At first the commerce was mostly of gold and ivory and pepper. But it was not long until the Dutch merchants yielded to the same temptation, before which, they of Lisbon and London had sunk into utter depravity.

The slave coast promised richer reward than did the coast of gold. The man-trade was more enticing than the trade in tusks and pepper-pods. This thing, indeed, had been contemplated from the very first; for the company was chartered as the Dutch West India Company. Why West India? Why, but to hint at the slave trade as the principal business for which the company was licensed? For a long time, the merchant ships of Protestant Holland were laden to the water with their cargoes of human chattels.

Great was the enmity of England on this score. Pain would the English ships have had a share in the profitable man-trade. The British planters in the West Indies mouthed not a little because the Dutch slave-ships brought only the refuse of their traffic to them. They got only the poorer sort of slaves, while the better were sold in Hayti and Cuba. The Dutch were monopolists in this traffic, and the English traders believed in no monopoly save their own.

How, hardly, would the latter consent to pay £ 20 per head for slaves, when with an African port of free entry for their own ships, negroes could be bought or taken for fifty shillings each! Nor do the writings of the times indicate any sentiment respecting the nefarious merchandise other than the desire to make from them the greatest possible profit!

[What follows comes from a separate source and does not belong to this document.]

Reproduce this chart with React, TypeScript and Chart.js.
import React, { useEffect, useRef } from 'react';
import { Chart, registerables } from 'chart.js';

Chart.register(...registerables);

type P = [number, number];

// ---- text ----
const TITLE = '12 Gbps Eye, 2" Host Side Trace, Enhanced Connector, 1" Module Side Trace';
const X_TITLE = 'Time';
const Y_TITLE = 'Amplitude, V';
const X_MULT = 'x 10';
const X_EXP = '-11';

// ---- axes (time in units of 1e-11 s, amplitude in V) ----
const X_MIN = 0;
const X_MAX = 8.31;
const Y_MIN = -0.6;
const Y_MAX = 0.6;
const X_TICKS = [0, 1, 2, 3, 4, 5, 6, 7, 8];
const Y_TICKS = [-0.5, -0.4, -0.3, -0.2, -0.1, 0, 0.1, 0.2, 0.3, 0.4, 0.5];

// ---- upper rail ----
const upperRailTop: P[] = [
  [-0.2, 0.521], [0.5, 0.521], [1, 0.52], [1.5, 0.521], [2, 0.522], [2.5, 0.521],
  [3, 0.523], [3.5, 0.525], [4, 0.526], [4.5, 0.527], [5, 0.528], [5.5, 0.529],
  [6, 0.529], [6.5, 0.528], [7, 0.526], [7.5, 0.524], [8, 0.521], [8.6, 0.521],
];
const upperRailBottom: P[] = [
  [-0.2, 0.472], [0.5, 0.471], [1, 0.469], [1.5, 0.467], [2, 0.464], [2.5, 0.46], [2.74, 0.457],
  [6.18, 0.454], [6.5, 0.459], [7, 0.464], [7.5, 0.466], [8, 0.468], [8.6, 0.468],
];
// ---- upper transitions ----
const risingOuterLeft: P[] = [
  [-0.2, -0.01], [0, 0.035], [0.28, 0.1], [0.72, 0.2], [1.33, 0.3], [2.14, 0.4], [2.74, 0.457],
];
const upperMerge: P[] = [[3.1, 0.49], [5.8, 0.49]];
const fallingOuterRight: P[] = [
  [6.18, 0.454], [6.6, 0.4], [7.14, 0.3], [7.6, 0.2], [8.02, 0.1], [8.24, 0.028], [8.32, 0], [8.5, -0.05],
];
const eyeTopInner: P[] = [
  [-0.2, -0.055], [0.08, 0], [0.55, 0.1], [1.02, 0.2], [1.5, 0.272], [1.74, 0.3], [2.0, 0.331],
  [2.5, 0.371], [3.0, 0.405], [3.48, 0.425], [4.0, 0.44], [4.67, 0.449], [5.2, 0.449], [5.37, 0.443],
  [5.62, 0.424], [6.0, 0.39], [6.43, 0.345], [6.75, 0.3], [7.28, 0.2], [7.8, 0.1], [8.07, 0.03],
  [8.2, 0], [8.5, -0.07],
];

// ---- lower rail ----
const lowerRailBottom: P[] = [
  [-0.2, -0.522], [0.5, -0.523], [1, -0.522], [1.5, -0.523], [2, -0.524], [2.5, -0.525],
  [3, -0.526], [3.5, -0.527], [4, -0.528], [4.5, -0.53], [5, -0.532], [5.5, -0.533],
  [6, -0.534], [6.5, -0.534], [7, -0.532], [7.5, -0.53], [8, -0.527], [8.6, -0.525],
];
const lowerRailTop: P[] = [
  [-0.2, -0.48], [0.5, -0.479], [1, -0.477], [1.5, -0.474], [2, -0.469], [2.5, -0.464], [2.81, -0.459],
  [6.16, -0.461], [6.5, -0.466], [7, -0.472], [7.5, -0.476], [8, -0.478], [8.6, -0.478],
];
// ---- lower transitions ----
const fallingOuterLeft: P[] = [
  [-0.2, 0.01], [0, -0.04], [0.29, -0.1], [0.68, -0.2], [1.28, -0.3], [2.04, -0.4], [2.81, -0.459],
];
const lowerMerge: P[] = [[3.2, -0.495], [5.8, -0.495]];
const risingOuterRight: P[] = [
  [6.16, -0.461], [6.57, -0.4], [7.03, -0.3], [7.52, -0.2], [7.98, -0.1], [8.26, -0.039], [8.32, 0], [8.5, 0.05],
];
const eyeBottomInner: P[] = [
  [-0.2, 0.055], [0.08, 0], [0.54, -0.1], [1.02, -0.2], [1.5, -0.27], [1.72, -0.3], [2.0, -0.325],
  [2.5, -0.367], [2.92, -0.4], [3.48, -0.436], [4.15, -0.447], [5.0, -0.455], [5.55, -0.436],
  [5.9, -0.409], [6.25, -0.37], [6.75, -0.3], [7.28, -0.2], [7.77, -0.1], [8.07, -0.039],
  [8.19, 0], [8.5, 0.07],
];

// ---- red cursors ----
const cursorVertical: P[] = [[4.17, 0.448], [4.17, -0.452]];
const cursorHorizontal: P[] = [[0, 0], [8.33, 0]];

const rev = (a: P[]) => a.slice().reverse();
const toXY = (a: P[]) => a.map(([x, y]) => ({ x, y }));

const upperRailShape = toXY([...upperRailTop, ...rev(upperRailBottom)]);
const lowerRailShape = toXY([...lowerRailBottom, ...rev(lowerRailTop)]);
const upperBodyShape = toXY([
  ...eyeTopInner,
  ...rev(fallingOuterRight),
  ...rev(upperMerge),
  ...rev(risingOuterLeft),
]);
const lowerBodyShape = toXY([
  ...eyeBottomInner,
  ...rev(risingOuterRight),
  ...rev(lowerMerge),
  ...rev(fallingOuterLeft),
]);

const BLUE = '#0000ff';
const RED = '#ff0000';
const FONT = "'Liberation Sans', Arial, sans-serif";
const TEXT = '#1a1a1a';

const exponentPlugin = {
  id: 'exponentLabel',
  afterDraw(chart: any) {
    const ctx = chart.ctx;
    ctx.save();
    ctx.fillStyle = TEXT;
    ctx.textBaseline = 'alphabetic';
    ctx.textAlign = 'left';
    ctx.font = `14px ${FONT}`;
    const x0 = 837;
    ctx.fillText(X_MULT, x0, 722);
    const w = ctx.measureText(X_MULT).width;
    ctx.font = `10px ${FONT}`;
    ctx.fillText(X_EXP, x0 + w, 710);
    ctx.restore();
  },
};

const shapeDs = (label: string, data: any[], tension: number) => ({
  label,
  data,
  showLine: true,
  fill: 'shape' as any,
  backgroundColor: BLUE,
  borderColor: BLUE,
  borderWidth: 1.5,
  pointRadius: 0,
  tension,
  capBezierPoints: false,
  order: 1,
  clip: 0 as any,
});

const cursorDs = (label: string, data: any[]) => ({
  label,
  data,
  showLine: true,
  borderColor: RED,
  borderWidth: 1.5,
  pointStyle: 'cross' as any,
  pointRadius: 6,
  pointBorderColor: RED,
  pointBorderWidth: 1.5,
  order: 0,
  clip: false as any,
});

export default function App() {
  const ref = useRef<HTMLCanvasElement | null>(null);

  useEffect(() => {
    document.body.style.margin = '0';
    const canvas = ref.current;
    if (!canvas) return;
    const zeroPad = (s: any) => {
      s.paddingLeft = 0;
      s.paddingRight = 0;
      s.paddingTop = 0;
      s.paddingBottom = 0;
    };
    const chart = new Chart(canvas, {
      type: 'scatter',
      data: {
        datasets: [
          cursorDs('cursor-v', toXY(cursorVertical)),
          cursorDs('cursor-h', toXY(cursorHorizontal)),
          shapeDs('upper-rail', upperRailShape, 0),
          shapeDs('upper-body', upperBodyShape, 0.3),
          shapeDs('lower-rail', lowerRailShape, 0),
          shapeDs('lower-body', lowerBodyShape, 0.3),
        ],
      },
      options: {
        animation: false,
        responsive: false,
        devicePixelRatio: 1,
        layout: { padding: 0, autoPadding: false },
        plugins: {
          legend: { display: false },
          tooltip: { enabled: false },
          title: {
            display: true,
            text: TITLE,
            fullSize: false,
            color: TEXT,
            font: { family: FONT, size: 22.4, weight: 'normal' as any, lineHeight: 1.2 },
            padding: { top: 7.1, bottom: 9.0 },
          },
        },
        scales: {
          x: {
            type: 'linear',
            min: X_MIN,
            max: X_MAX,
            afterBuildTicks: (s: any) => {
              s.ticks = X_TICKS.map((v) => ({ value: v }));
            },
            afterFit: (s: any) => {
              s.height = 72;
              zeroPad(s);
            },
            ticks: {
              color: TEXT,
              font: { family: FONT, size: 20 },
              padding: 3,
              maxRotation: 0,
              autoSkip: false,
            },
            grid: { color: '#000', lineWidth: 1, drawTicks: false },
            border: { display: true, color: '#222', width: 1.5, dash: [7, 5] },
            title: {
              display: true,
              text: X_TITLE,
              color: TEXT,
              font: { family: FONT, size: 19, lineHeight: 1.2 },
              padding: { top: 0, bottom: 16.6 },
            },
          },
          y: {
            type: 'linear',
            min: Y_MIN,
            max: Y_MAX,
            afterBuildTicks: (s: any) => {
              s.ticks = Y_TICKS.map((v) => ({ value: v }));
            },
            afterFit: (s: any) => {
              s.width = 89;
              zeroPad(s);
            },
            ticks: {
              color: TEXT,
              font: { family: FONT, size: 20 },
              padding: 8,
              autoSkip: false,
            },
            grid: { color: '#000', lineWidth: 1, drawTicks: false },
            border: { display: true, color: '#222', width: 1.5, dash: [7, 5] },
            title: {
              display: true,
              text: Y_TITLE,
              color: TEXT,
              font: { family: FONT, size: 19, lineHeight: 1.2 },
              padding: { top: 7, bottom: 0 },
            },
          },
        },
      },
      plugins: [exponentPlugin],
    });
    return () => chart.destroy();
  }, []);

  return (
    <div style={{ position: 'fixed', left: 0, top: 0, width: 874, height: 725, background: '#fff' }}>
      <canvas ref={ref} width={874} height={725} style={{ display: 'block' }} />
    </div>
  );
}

During the early part of the seventeenth century, the situation here described, continued to prevail in the Dutch-African dependencies. Frequently in this age, the European nations were so greatly complicated by war and intrigue, that their outlying possessions were neglected, if not forgotten, in the deadlier struggle of armies and navies close to the home kingdoms.

Thus, for example; in the Cromwellian era, what could be expected but that the attention of England and the proximate continental states should be absorbed in the vicissitudes of that momentous conflict? Soon afterwards, Holland and England were engaged in a death-grip on the sea.

By a strange turn of events, however, when the Revolution of 1688 came, William the Stadtholder of the Netherlands, while retaining his continental rank, became King of England. The fleets of the kingdom and the republic were brought into union for fifteen years. For a considerable period the two countries made common cause on both land and sea, contending in a masterful way against the inordinate ambitions of Louis XIV of France.

Even on the African coast, the English and Dutch rivalries were abated, not to break out again until after the death of William III.